随机k-d森林在许多情形下都很有效，但是对于需要高精度的情形，优先搜索k-means树更加有效。 K-means tree 利用了数据固有的结构信息，它根据数据的所有维度进行聚类，而随机k-d tree一次只利用了一个维度进行划分。

2.2.1 算法描述

算法1 建立优先搜索k-means tree:

(1) 建立一个层次化的k-means 树；

(2) 每个层次的聚类中心，作为树的节点；

(3) 当某个cluster内的点数量小于K时，那么这些数据节点将做为叶子节点。

算法2 在优先搜索k-means tree中进行搜索：

(1) 从根节点N开始检索；

(2) 如果是N叶子节点则将同层次的叶子节点都加入到搜索结果中，count += |N|；

(3) 如果N不是叶子节点，则将它的子节点与query Q比较，找出最近的那个节点Cq，同层次的其他节点加入到优先队列中；

(4) 对Cq节点进行递归搜索；

(5) 如果优先队列不为空且 count<L，那么从取优先队列的第一个元素赋值给N，然后重复步骤(1)。

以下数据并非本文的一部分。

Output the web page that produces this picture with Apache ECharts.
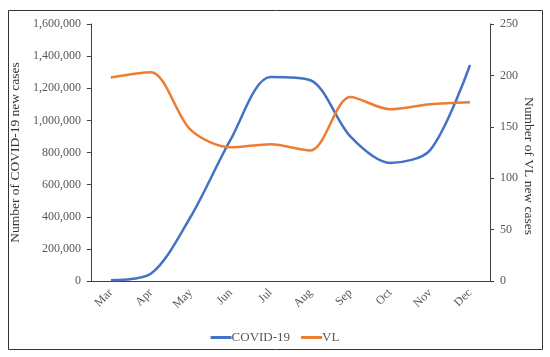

聚类的个数K，也称为branching factor 是个非常主要的参数。

建树的时间复杂度 = O( ndKI ( log(n)/log(K) )) n为数据点的总个数，I为K-means的迭代次数。搜索的时间复杂度 = O( L/K * Kd * ( log(n)/(log(K) ) ) = O(Ld ( log(n)/(log(K) ) )。

2.3 层次聚类树（The Hierarchical ClusteringTree）

层次聚类树采用k-medoids的聚类方法，而不是k-means。即它的聚类中心总是输入数据的某个点，但是在本算法中，并没有像k-medoids聚类算法那样去最小化方差求聚类中心，而是直接从输入数据中随机选取聚类中心点，这样的方法在建立树时更加简单有效，同时又保持多棵树之间的独立性。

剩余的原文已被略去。